Chris Hayes Torches Ghislaine Maxwell as Epstein Emails Expose Her ‘Misrepresentation’ of Events | Video

“They’re just a taste of a much, much larger pile,” former Deputy Assistant Attorney General Harry Litman says of the emails released by the House Oversight Committee

Chris Hayes hosts the Nov. 12, 2025 edition of "All In" (MSNBC)
Chris Hayes hosts the Nov. 12, 2025 edition of "All In" (MSNBC)

Chris Hayes broke down Wednesday night the Jeffrey Epstein emails released this week and explained how the comments made in them by both Epstein and his associate Ghislaine Maxwell do not totally line up with Maxwell’s statements in her July interview with United States Deputy Attorney General Todd Blanche.

“Now, I should tell you, we have not verified the allegations in any of these emails, but there is at least on first read, second read and third, some genuinely appalling stuff in there,” Hayes said of the emails. The correspondences, which were released Wednesday by Democrats from the House Oversight Committee, feature Epstein calling President Trump “the dog that hasn’t barked” and claiming that he “knew about the girls.”

In one message to Maxwell, Epstein claimed that Trump spent “hours” with one of his victims at Epstein’s house, to which Maxwell responded, “I have been thinking about that.” During her interview with Blanche, however, Maxwell told the deputy attorney general that Trump was not close friends with Epstein and that she did not recall ever seeing Trump in Epstein’s house.

“Now, it’s very possible Maxwell was telling the truth there. That she never actually saw Trump at Epstein’s house,” Hayes noted. “But, at the most generous, it seems clear she made a misrepresentation, right? Since, in that 2011 email, Epstein talks about having Trump over for hours, which Maxwell said she has ‘been thinking about.’” In a different email, Epstein wrote of Trump, “Of course he knew about the girls as he asked Ghislaine to stop.”

“What did he know about the girls? Why did he ask her to stop?” Hayes inquired. “This revelation was written just five months before Epstein’s arrest and about six months before his death. He died, of course, in a Department of Justice facility [run by] the Bureau of Prisons while Donald Trump was President.” You can watch the full “All In with Chris Hayes” segment yourself in the video below.

In the aftermath of the Democrats’ email drop Wednesday, Republicans from the House Oversight Committee released over 20,000 pages of documents relating to Epstein, including more emails. In one of them, he asked a reporter if they would like “photos of Donald and girls in bikinis in my kitchen.”

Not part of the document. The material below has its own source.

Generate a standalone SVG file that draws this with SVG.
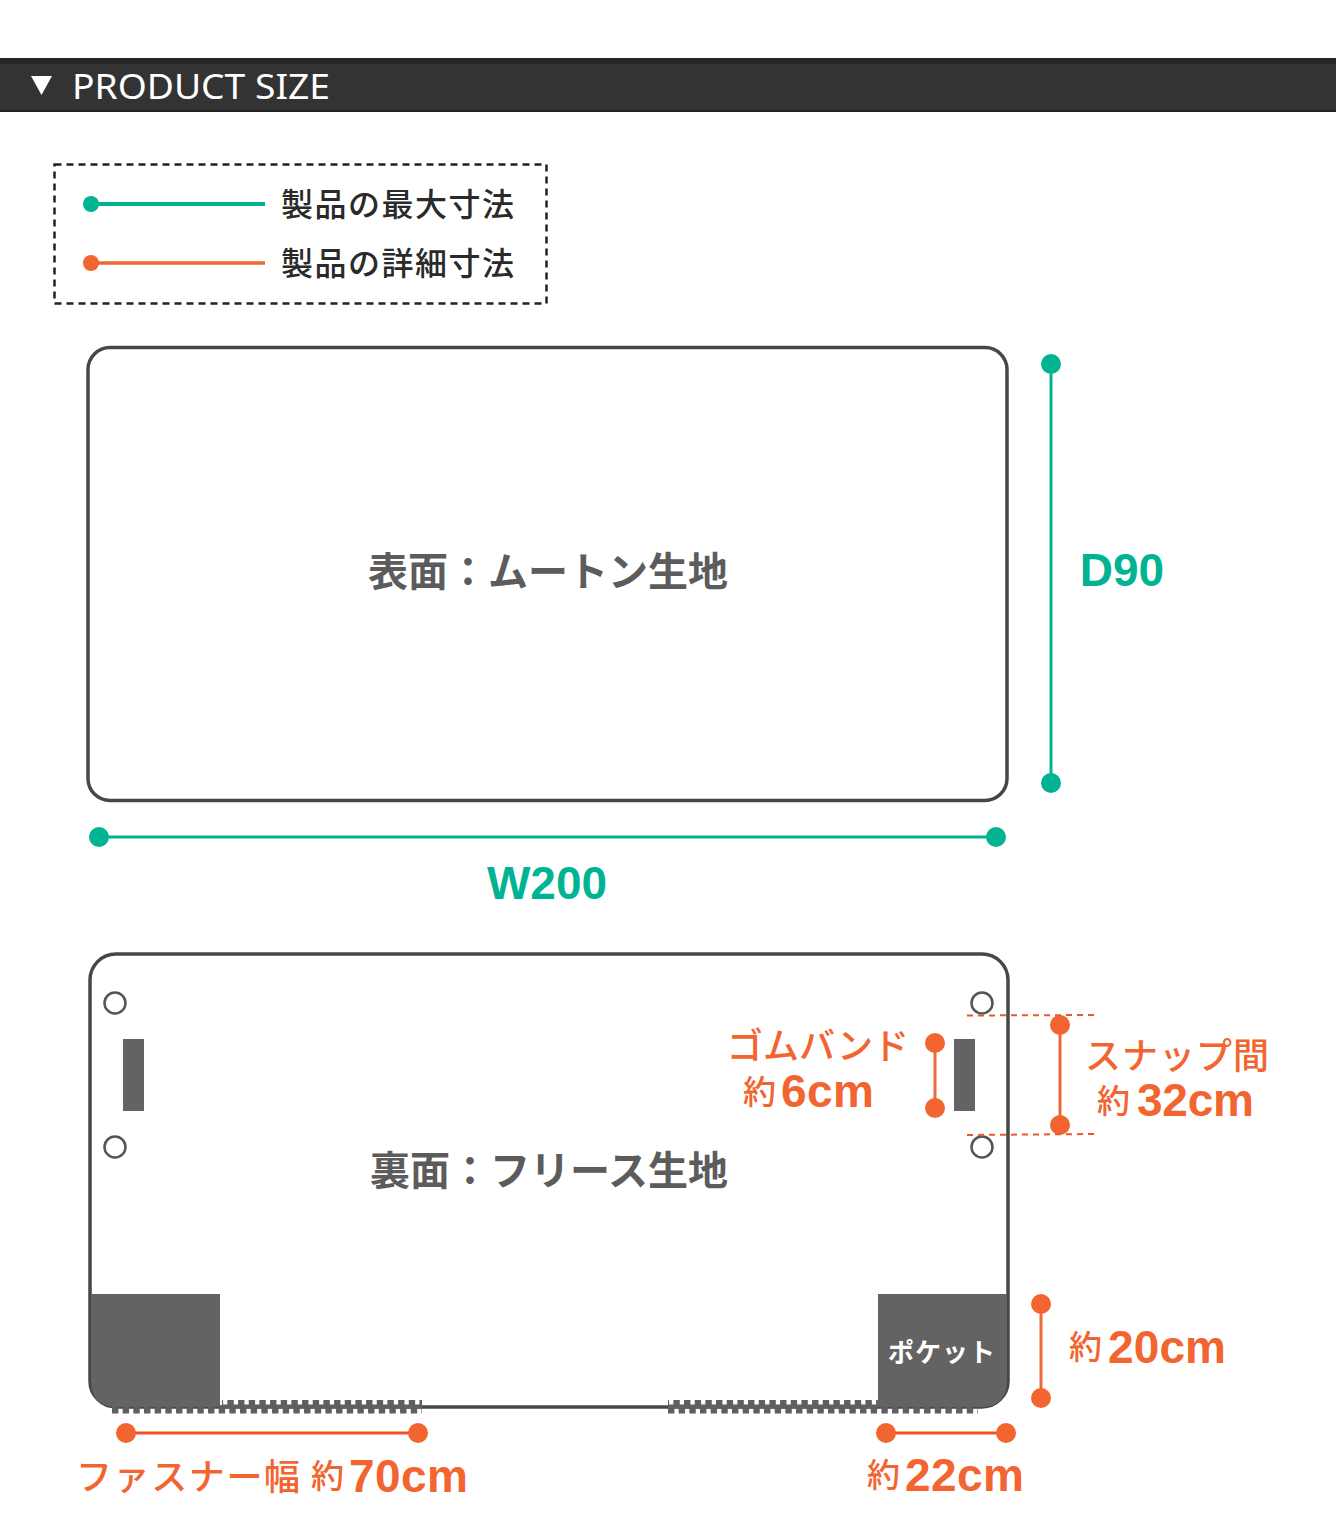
<svg xmlns="http://www.w3.org/2000/svg" width="1336" height="1536" viewBox="0 0 1336 1536">
<defs>
<style>
text{font-family:"Noto Sans CJK JP","Noto Sans",sans-serif}
.o{fill:#f26430}.g{fill:#00b493}
.ol{stroke:#e8693a;stroke-width:3;fill:none}.gl{stroke:#00b493;stroke-width:3;fill:none}
.dot{stroke:#e85a28;stroke-width:2;stroke-dasharray:6 5;fill:none}
.num{font-family:"Liberation Sans",Arial,sans-serif;font-weight:700}
.big{font-size:40px;font-weight:700;fill:#5c5c5c}
.lab{font-size:36px;fill:#f26430;font-weight:500}
.yak{font-size:33px;fill:#f26430;font-weight:500}
.cnt{font-size:46px;fill:#f26430}
.leg{font-size:32px;fill:#2a2a2a;font-weight:500}
.tooth{stroke:#5f5f5f;stroke-width:7;stroke-dasharray:6.4 4.27;fill:none}
.hole{fill:#fff;stroke:#555;stroke-width:2.5}
.dark{fill:#636363}
.board{fill:#fff;stroke:#474747;stroke-width:3.500}
</style>
</defs>
<rect width="1336" height="1536" fill="#fff"/>
<g id="header">
<rect x="0" y="58" width="1336" height="54" fill="#333"/>
<rect x="0" y="58" width="1336" height="6" fill="#262626"/>
<rect x="0" y="110" width="1336" height="2" fill="#222"/>
<polygon points="31,76 52,76 41.500,95" fill="#fff"/>
<text x="72" y="99" font-size="35" fill="#fff" style="font-family:'Noto Sans',sans-serif" textLength="258" lengthAdjust="spacingAndGlyphs">PRODUCT SIZE</text>
</g>
<g id="legend">
<rect x="54.500" y="164.500" width="492" height="139" fill="none" stroke="#222" stroke-width="2.500" stroke-dasharray="7 5"/>
<circle cx="91" cy="204" r="8" class="g"/>
<line x1="91" y1="204" x2="265" y2="204" class="gl" style="stroke-width:4"/>
<text x="281" y="216" class="leg" textLength="233">製品の最大寸法</text>
<circle cx="91" cy="263" r="8" class="o"/>
<line x1="91" y1="263" x2="265" y2="263" class="ol" style="stroke:#f26430;stroke-width:3.500"/>
<text x="281" y="275" class="leg" textLength="233">製品の詳細寸法</text>
</g>
<g id="front-panel">
<rect x="88" y="347.500" width="919" height="453" rx="22" class="board"/>
<text x="548" y="586" text-anchor="middle" class="big">表面：ムートン生地</text>
</g>
<g id="back-panel">
<rect x="90" y="954" width="918" height="453" rx="26" class="board"/>
<path class="dark" d="M91,1294H220V1407H116Q91,1407 91,1380Z"/>
<path class="dark" d="M878,1294H1007V1380Q1007,1407 982,1407H878Z"/>
<circle cx="115" cy="1003" r="10.500" class="hole"/>
<circle cx="115" cy="1147" r="10.500" class="hole"/>
<circle cx="982" cy="1003" r="10.500" class="hole"/>
<circle cx="982" cy="1147" r="10.500" class="hole"/>
<rect x="123" y="1039" width="21" height="72" class="dark"/>
<rect x="954" y="1039" width="21" height="72" class="dark"/>
<text x="549" y="1185" text-anchor="middle" class="big">裏面：フリース生地</text>
<text x="942" y="1362" text-anchor="middle" font-size="26" font-weight="700" fill="#fff" letter-spacing="1">ポケット</text>
</g>
<g id="zippers">
<line x1="222" y1="1403.500" x2="422" y2="1403.500" class="tooth" stroke-dashoffset="5.3"/>
<line x1="112" y1="1410" x2="422" y2="1410" class="tooth"/>
<rect x="222" y="1404.500" width="200" height="4" fill="#5f5f5f"/>
<line x1="668" y1="1403.500" x2="878" y2="1403.500" class="tooth" stroke-dashoffset="5.3"/>
<line x1="668" y1="1410" x2="978" y2="1410" class="tooth"/>
<rect x="668" y="1404.500" width="210" height="4" fill="#5f5f5f"/>
</g>
<g id="connectors">
<line x1="1051" y1="364" x2="1051" y2="783" class="gl"/>
<circle cx="1051" cy="364" r="10" class="g"/><circle cx="1051" cy="783" r="10" class="g"/>
<line x1="99" y1="837" x2="996" y2="837" class="gl"/>
<circle cx="99" cy="837" r="10" class="g"/><circle cx="996" cy="837" r="10" class="g"/>
<line x1="935" y1="1043" x2="935" y2="1108" class="ol"/>
<circle cx="935" cy="1043" r="10" class="o"/><circle cx="935" cy="1108" r="10" class="o"/>
<line x1="1060" y1="1025" x2="1060" y2="1125" class="ol"/>
<circle cx="1060" cy="1025" r="10" class="o"/><circle cx="1060" cy="1125" r="10" class="o"/>
<line x1="967" y1="1015.500" x2="1095" y2="1015" class="dot"/>
<line x1="967" y1="1135" x2="1095" y2="1134" class="dot"/>
<line x1="1041" y1="1304" x2="1041" y2="1398" class="ol"/>
<circle cx="1041" cy="1304" r="10" class="o"/><circle cx="1041" cy="1398" r="10" class="o"/>
<line x1="126" y1="1433" x2="418" y2="1433" class="ol" style="stroke:#f4511e"/>
<circle cx="126" cy="1433" r="10" class="o"/><circle cx="418" cy="1433" r="10" class="o"/>
<line x1="886" y1="1433" x2="1006" y2="1433" class="ol" style="stroke:#f4511e"/>
<circle cx="886" cy="1433" r="10" class="o"/><circle cx="1006" cy="1433" r="10" class="o"/>
</g>
<g id="labels">
<text x="1122" y="586" text-anchor="middle" class="num g" font-size="46">D90</text>
<text x="547" y="899" text-anchor="middle" class="num g" font-size="46">W200</text>
<text x="727" y="1059" class="lab" textLength="182">ゴムバンド</text>
<text x="743" y="1104" class="yak">約</text><text x="781" y="1107" class="num cnt" textLength="93">6cm</text>
<text x="1085" y="1069" class="lab" textLength="184">スナップ間</text>
<text x="1097" y="1113" class="yak">約</text><text x="1137" y="1116" class="num cnt" textLength="117">32cm</text>
<text x="1069" y="1359" class="yak">約</text><text x="1108" y="1363" class="num cnt" textLength="118">20cm</text>
<text x="76" y="1490" class="lab" textLength="224">ファスナー幅</text>
<text x="311" y="1488" class="yak">約</text><text x="349" y="1492" class="num cnt" textLength="119">70cm</text>
<text x="867" y="1487" class="yak">約</text><text x="905" y="1491" class="num cnt" textLength="119">22cm</text>
</g>
</svg>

“Okay,” a stunned Hayes responded to that detail, before taking a pause to add, “It is unclear if anything was, in fact, sent to that New York Times reporter.” The “All In” host then introduced one of his Wednesday guests, former Deputy Assistant Attorney General Harry Litman, to discuss the emails. Litman, for his part, quickly noted that the released emails just scratch the surface of the government’s still-unreleased Epstein files.

“What aren’t they? None of them, not a page, is part of the motherlode, the 300,000 pages or so that the DOJ possesses,” Litman said. “They’re just a taste of a much, much larger pile.”